Dr Martti Siirala of Helsinki repeated what he has said to me many times: that there is a vast difference between the German and Finnish language-worlds. ‘The whole German setting…’ he said. (One hears great stretches of meaning before, between and after Martti’s words. People complain that his papers are not orderly; but, as he tells me someone once pointed out, he writes as Sibelius composes, organically, not announcing his main theme at once but working towards it from scraps of melody.) Everything was becoming Americanised, he lamented, but old-fashioned people like him still used the formal ‘te’ rather than the informal ‘sinä’. Obviously, neither in German nor in Finnish, did the use of the more formal pronoun… (I silently supplied: ‘…restrict openness to the other’).
Dr Freddie Strasser of London said he had not conducted psychotherapy in Hungarian. He thought that, were he to do so, he would use, not ‘Ön’, even more formal than ‘Sie’; nor the familiar ‘te’; but, rather, the formal ‘Maga’. He said his parents had a loving relationship, but always addressed each other as ‘Maga’.
Finally, I e-mailed Dr Thomas Szasz, at Syracuse, New York. He replied, in part:

[…] The idea of using Du to address a patient is ridiculous, to put it mildly. Patronizing, infantilizing. A pediatrician would use Du to address a five-year-old, but probably not a fifteen-year-old. I know for a fact that Gymnasium students in Vienna said Sie to one another unless they were buddies. Du betokened a kind of interpersonal intimacy that is not distinguishable with a single word in English.

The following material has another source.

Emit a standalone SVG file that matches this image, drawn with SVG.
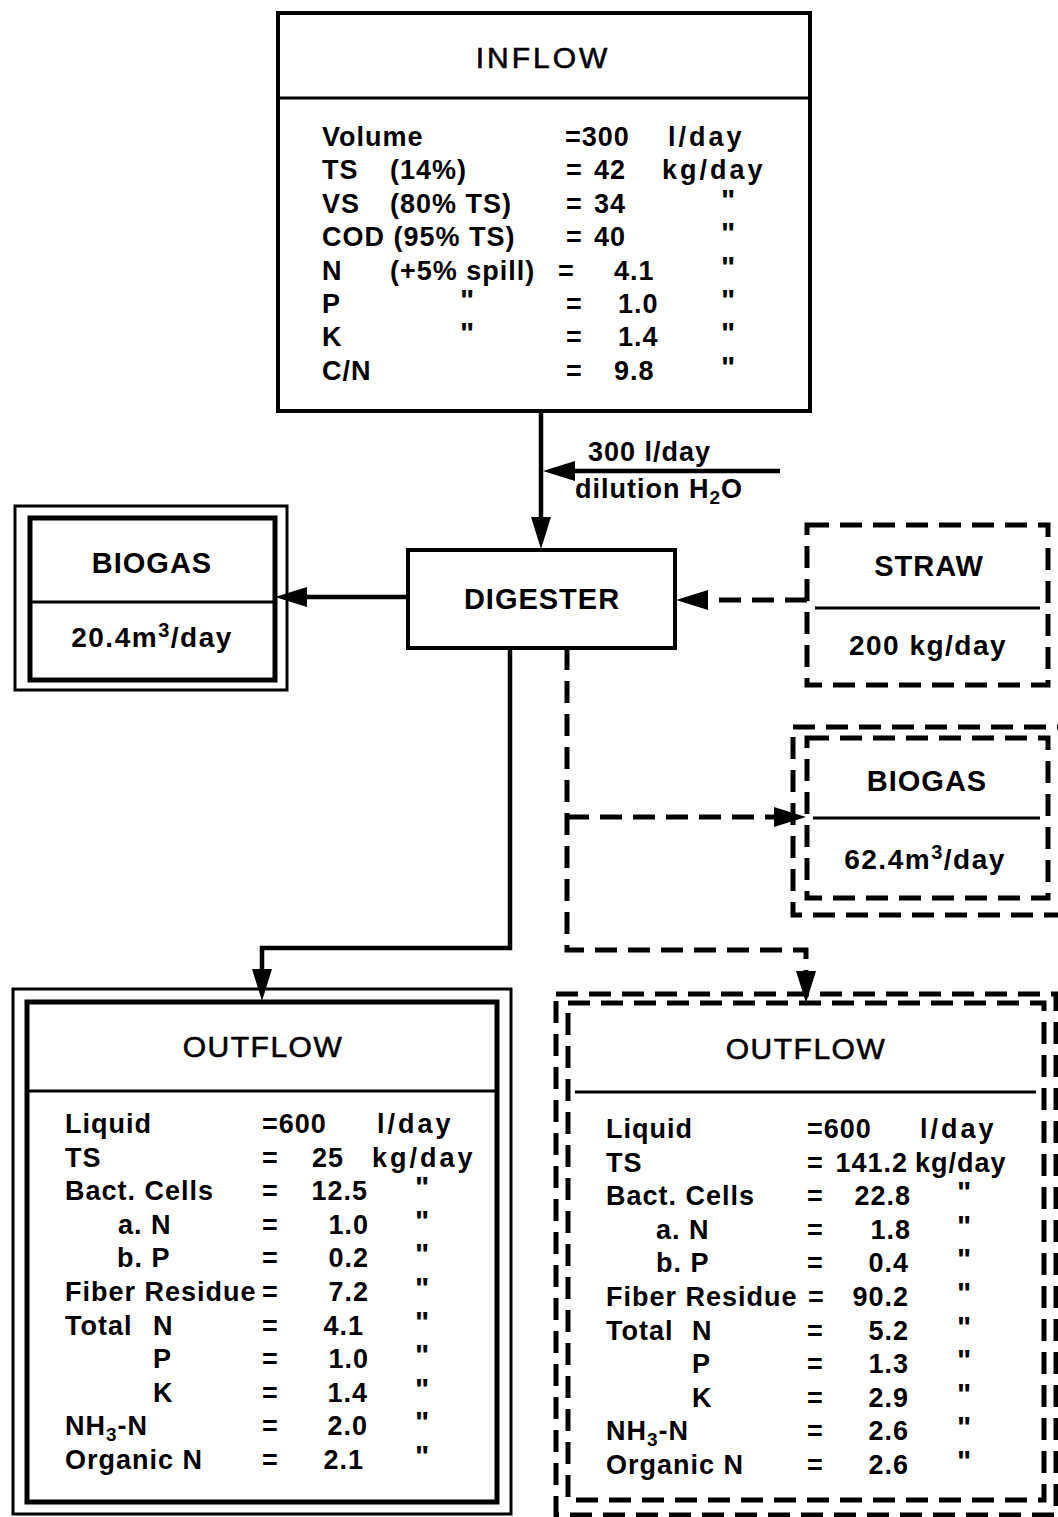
<svg xmlns="http://www.w3.org/2000/svg" width="1058" height="1517" viewBox="0 0 1058 1517">
<defs>
<style>
.t{font-family:"Liberation Sans",Arial,sans-serif;font-size:27px;font-weight:bold;fill:#000;letter-spacing:1px}
.u{letter-spacing:3px}
.d{font-size:30px}
.h{font-family:"Liberation Sans",Arial,sans-serif;font-size:29px;font-weight:bold;fill:#000;text-anchor:middle;letter-spacing:1px}
.hl{font-family:"Liberation Sans",Arial,sans-serif;font-size:30px;font-weight:normal;fill:#000;text-anchor:middle;letter-spacing:3px;stroke:#000;stroke-width:0.6}
.e{text-anchor:end}
.s{font-size:28px;letter-spacing:1.5px;text-anchor:middle}
.box{fill:none;stroke:#000;stroke-width:4}
.thin{fill:none;stroke:#000;stroke-width:3}
.thick{fill:none;stroke:#000;stroke-width:5}
.dash{fill:none;stroke:#000;stroke-width:5;stroke-dasharray:22 11}
.div{stroke:#000;stroke-width:3}
.conn{fill:none;stroke:#000;stroke-width:4.5}
.dconn{fill:none;stroke:#000;stroke-width:5;stroke-dasharray:22 11}
</style>
<marker id="ah" viewBox="0 0 32 20" refX="24" refY="10" markerWidth="32" markerHeight="20" markerUnits="userSpaceOnUse" orient="auto">
<path d="M0,0 L32,10 L0,20 z" fill="#000"/>
</marker>
</defs>
<rect width="1058" height="1517" fill="#fff"/>

<g id="inflow">
<rect class="box" x="278" y="13" width="532" height="398"/>
<line class="div" x1="278" y1="98" x2="810" y2="98"/>
<text class="hl" x="543" y="68">INFLOW</text>
<text class="t" x="322" y="146">Volume</text><text class="t" x="565" y="146">=300</text><text class="t u" x="668" y="146">l/day</text>
<text class="t" x="322" y="179">TS</text><text class="t" x="390" y="179">(14%)</text><text class="t" x="566" y="179">=</text><text class="t" x="594" y="179">42</text><text class="t u" x="662" y="179">kg/day</text>
<text class="t" x="322" y="213">VS</text><text class="t" x="390" y="213">(80% TS)</text><text class="t" x="566" y="213">=</text><text class="t" x="594" y="213">34</text><text class="t d" x="721" y="210">"</text>
<text class="t" x="322" y="246">COD (95% TS)</text><text class="t" x="566" y="246">=</text><text class="t" x="594" y="246">40</text><text class="t d" x="721" y="243">"</text>
<text class="t" x="322" y="280">N</text><text class="t" x="390" y="280">(+5% spill)</text><text class="t" x="558" y="280">=</text><text class="t" x="614" y="280">4.1</text><text class="t d" x="721" y="277">"</text>
<text class="t" x="322" y="313">P</text><text class="t d" x="460" y="310">"</text><text class="t" x="566" y="313">=</text><text class="t" x="618" y="313">1.0</text><text class="t d" x="721" y="310">"</text>
<text class="t" x="322" y="346">K</text><text class="t d" x="460" y="343">"</text><text class="t" x="566" y="346">=</text><text class="t" x="618" y="346">1.4</text><text class="t d" x="721" y="343">"</text>
<text class="t" x="322" y="380">C/N</text><text class="t" x="566" y="380">=</text><text class="t" x="614" y="380">9.8</text><text class="t d" x="721" y="377">"</text>
</g>

<g id="dilution">
<text class="t" x="588" y="461" letter-spacing="2">300 l/day</text>
<text class="t" x="575" y="498" letter-spacing="1.8">dilution H<tspan font-size="19" dy="6">2</tspan><tspan dy="-6">O</tspan></text>
</g>

<g id="digester">
<rect class="box" x="408" y="550" width="267" height="98"/>
<text class="h" x="542" y="609">DIGESTER</text>
</g>

<g id="biogas-left">
<rect class="thin" x="15" y="506" width="272" height="184"/>
<rect class="thick" x="30" y="518" width="245" height="162"/>
<line class="div" x1="30" y1="602" x2="275" y2="602"/>
<text class="h" x="152" y="573">BIOGAS</text>
<text class="t s" x="152" y="647">20.4m<tspan font-size="20" dy="-10">3</tspan><tspan dy="10">/day</tspan></text>
</g>

<g id="straw">
<rect class="dash" x="807" y="525" width="241" height="160"/>
<line class="div" x1="815" y1="608" x2="1040" y2="608"/>
<text class="h" x="929" y="576">STRAW</text>
<text class="t s" x="928" y="655">200 kg/day</text>
</g>

<g id="biogas-right">
<rect class="dash" x="793" y="727" width="290" height="188"/>
<rect class="dash" x="807" y="738" width="241" height="160"/>
<line class="div" x1="813" y1="818" x2="1040" y2="818"/>
<text class="h" x="927" y="791">BIOGAS</text>
<text class="t s" x="925" y="869">62.4m<tspan font-size="20" dy="-10">3</tspan><tspan dy="10">/day</tspan></text>
</g>

<g id="outflow-left">
<rect class="thin" x="13" y="989" width="498" height="525"/>
<rect class="thick" x="27" y="1002" width="470" height="500"/>
<line class="div" x1="27" y1="1091" x2="497" y2="1091"/>
<text class="hl" x="263" y="1057" style="letter-spacing:1.5px">OUTFLOW</text>
<text class="t" x="65" y="1133">Liquid</text><text class="t" x="262" y="1133">=600</text><text class="t u" x="377" y="1133">l/day</text>
<text class="t" x="65" y="1167">TS</text><text class="t" x="262" y="1167">=</text><text class="t e" x="344" y="1167">25</text><text class="t u" x="372" y="1167">kg/day</text>
<text class="t" x="65" y="1200">Bact. Cells</text><text class="t" x="262" y="1200">=</text><text class="t e" x="368" y="1200">12.5</text><text class="t d" x="415" y="1197">"</text>
<text class="t" x="118" y="1234">a. N</text><text class="t" x="262" y="1234">=</text><text class="t e" x="369" y="1234">1.0</text><text class="t d" x="415" y="1231">"</text>
<text class="t" x="117" y="1267">b. P</text><text class="t" x="262" y="1267">=</text><text class="t e" x="369" y="1267">0.2</text><text class="t d" x="415" y="1264">"</text>
<text class="t" x="65" y="1301">Fiber Residue</text><text class="t" x="262" y="1301">=</text><text class="t e" x="369" y="1301">7.2</text><text class="t d" x="415" y="1298">"</text>
<text class="t" x="65" y="1335">Total</text><text class="t" x="153" y="1335">N</text><text class="t" x="262" y="1335">=</text><text class="t e" x="364" y="1335">4.1</text><text class="t d" x="415" y="1332">"</text>
<text class="t" x="153" y="1368">P</text><text class="t" x="262" y="1368">=</text><text class="t e" x="369" y="1368">1.0</text><text class="t d" x="415" y="1365">"</text>
<text class="t" x="153" y="1402">K</text><text class="t" x="262" y="1402">=</text><text class="t e" x="368" y="1402">1.4</text><text class="t d" x="415" y="1399">"</text>
<text class="t" x="65" y="1435" letter-spacing="4">NH<tspan font-size="19" dy="6">3</tspan><tspan dy="-6">-N</tspan></text><text class="t" x="262" y="1435">=</text><text class="t e" x="368" y="1435">2.0</text><text class="t d" x="415" y="1432">"</text>
<text class="t" x="65" y="1469">Organic N</text><text class="t" x="262" y="1469">=</text><text class="t e" x="364" y="1469">2.1</text><text class="t d" x="415" y="1466">"</text>
</g>

<g id="outflow-right">
<rect class="dash" x="556" y="994" width="500" height="521"/>
<rect class="dash" x="568" y="1003" width="476" height="497"/>
<line class="div" x1="575" y1="1092" x2="1036" y2="1092"/>
<text class="hl" x="806" y="1059" style="letter-spacing:1.5px">OUTFLOW</text>
<text class="t" x="606" y="1138">Liquid</text><text class="t" x="807" y="1138">=600</text><text class="t u" x="920" y="1138">l/day</text>
<text class="t" x="606" y="1172">TS</text><text class="t" x="807" y="1172">=</text><text class="t e" x="908" y="1172">141.2</text><text class="t" x="915" y="1172" letter-spacing="1.5">kg/day</text>
<text class="t" x="606" y="1205">Bact. Cells</text><text class="t" x="807" y="1205">=</text><text class="t e" x="911" y="1205">22.8</text><text class="t d" x="957" y="1202">"</text>
<text class="t" x="656" y="1239">a. N</text><text class="t" x="807" y="1239">=</text><text class="t e" x="911" y="1239">1.8</text><text class="t d" x="957" y="1236">"</text>
<text class="t" x="656" y="1272">b. P</text><text class="t" x="807" y="1272">=</text><text class="t e" x="909" y="1272">0.4</text><text class="t d" x="957" y="1269">"</text>
<text class="t" x="606" y="1306">Fiber Residue</text><text class="t" x="808" y="1306">=</text><text class="t e" x="909" y="1306">90.2</text><text class="t d" x="957" y="1303">"</text>
<text class="t" x="606" y="1340">Total</text><text class="t" x="692" y="1340">N</text><text class="t" x="807" y="1340">=</text><text class="t e" x="909" y="1340">5.2</text><text class="t d" x="957" y="1337">"</text>
<text class="t" x="692" y="1373">P</text><text class="t" x="807" y="1373">=</text><text class="t e" x="909" y="1373">1.3</text><text class="t d" x="957" y="1370">"</text>
<text class="t" x="692" y="1407">K</text><text class="t" x="807" y="1407">=</text><text class="t e" x="909" y="1407">2.9</text><text class="t d" x="957" y="1404">"</text>
<text class="t" x="606" y="1440" letter-spacing="4">NH<tspan font-size="19" dy="6">3</tspan><tspan dy="-6">-N</tspan></text><text class="t" x="807" y="1440">=</text><text class="t e" x="909" y="1440">2.6</text><text class="t d" x="957" y="1437">"</text>
<text class="t" x="606" y="1474">Organic N</text><text class="t" x="807" y="1474">=</text><text class="t e" x="909" y="1474">2.6</text><text class="t d" x="957" y="1471">"</text>
</g>

<g id="connectors">
<path class="conn" d="M541,412 V541" marker-end="url(#ah)"/>
<path class="conn" d="M780,471 H551" marker-end="url(#ah)"/>
<path class="conn" d="M408,597 H283" marker-end="url(#ah)"/>
<path class="dconn" d="M807,600 H684" marker-end="url(#ah)"/>
<path class="conn" d="M510,648 V948 H262 V993" marker-end="url(#ah)"/>
<path class="dconn" d="M567,648 V950 H806 V995" marker-end="url(#ah)"/>
<path class="dconn" d="M567,817 H798" marker-end="url(#ah)"/>
</g>
</svg>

I never did therapy in any language other than English. The pronoun would have to be Sie, or Ön or Maga (in Hungarian), both ways. The symmetry is the essential element. […]
My mother’s parents lived in an adjoining apartment from us, in Budapest, and spoke mainly German and my mother and father always said Sie to them, although they were very close; and vice versa. This was all taken for granted. It becomes interesting only when contrasted with the casual ‘you’. My brother and I spoke in Hungarian to them. […]

I hope I have shown why Dr Gans’s account of Sie and du will not do. It does not do justice to the subtleties of what happens between people.
A similar ethical imprecision mars Dr Gans’s discussion of Freud’s ‘Levinasian ethical manner’. In particular, he idealises Freud’s treatment of Dora. Dr Gans says he is trying to ‘read Freud through the lens’ of Levinas. This sounds like trying to ‘substitute’ Levinas for Freud in an inauthentic sense: trying to reduce the other to the same: trying not to see the otherness of Freud. And it looks as if the attempt has succeeded.
With Dr Gans’s general thesis, that the heart of psychoanalysis and related disciplines is ethical, I am in complete agreement.